The study, by researchers at Carnegie Mellon University (CMU) and the IZA Institute of Labor Economics, appears in Resource and Energy Economics.
“By calculating the economic and environmental costs associated with producing electricity using coal-fired power plants rather than nuclear sources, our study informs the ongoing policy debate about whether to subsidize existing nuclear power generation,” explains Akshaya Jha, assistant professor of economics and public policy at CMU’s Heinz College, who coauthored the study.
Researchers used monthly operations data from the Energy Information Administration on nearly every power plant in the United States from 1970 to 2014 to estimate the extent to which the buildout of nuclear power replaced fossil fuel-fired electricity generation. They also estimated the extent to which fossil-fuel power generation increased during unplanned nuclear outages from 1999 to 2014, and they explored why a declining share of U.S. electricity generation came from nuclear sources despite the fact that using conventional fossil fuels resulted in significant increases in air pollution.
The installation of nuclear plants led to an average reduction in monthly coal-fired generation of approximately 200 GWh (gigawatt hours, a unit of energy representing a billion watt hours) in the first year. Solely by displacing the generation of coal-fired electricity, the average opening of a nuclear plant resulted in nearly 2 million metric tons less in carbon dioxide emissions, 5,200 metric tons less of sulfur dioxide, and 2,200 metric tons less of nitrogen oxides in the first year, the researchers concluded.
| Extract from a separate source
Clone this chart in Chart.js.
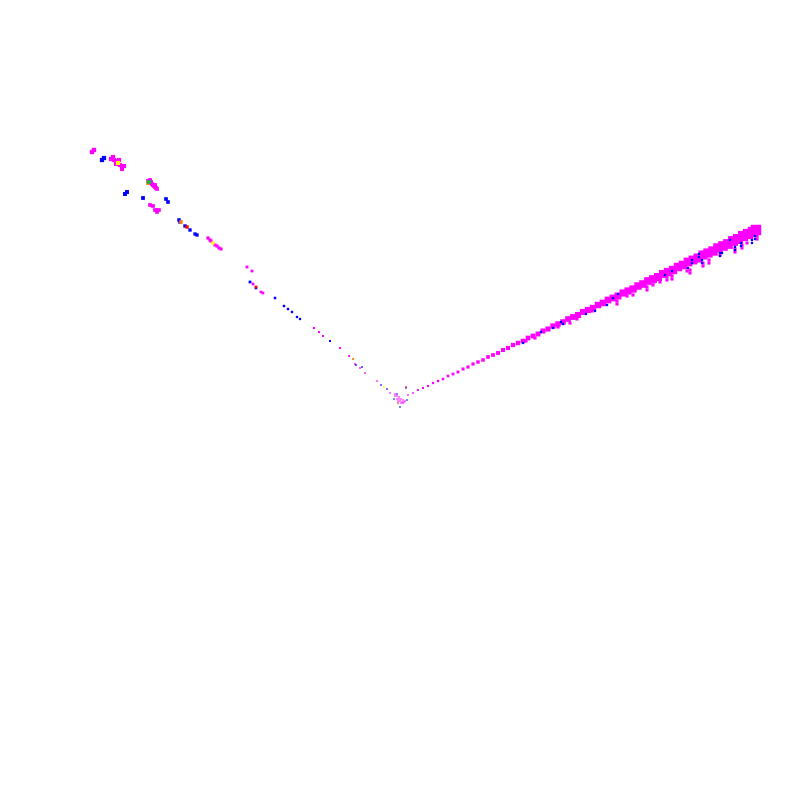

The study also found that forced outages at nuclear plants led to an increase in monthly coal-fired generation of approximately 200 GWh. Changes due to increased use of natural gas or fuel oil (rather than coal) were neither statistically nor economically significant, the researchers found; this is likely because both nuclear and coal plants are designed to run continuously throughout the year while natural gas plants are more often intended to ramp production up or down quickly to respond to changes in demand.
The production costs per MWh of coal-fired versus nuclear power are similar: Although fuel prices are higher for coal versus nuclear, nuclear power is associated with higher nonfuel operations and maintenance costs. However, burning coal emits substantial quantities of global pollutants that increase climate risk and local pollutants that harm the health of exposed populations. The environmental costs of these emissions are substantial. Consequently, the costs associated with nuclear waste disposal or the expected costs of a nuclear accident (i.e., the probability of an accident multiplied by its costs) would have to be sizable to justify using coal-fired sources rather nuclear sources.
“Based on the results of our study, we think policymakers should consider the benefit of nuclear power generation as a low-carbon source of electricity,” says Edson Severnini, assistant professor of economics and public policy at CMU’s Heinz College, who coauthored the study. “But a substantial amount of regulatory pressure on fossil fuels–for example, in the form of an emissions tax or regional emissions standards–would be needed to provide an incentive for utilities to shift toward increased nuclear generation.”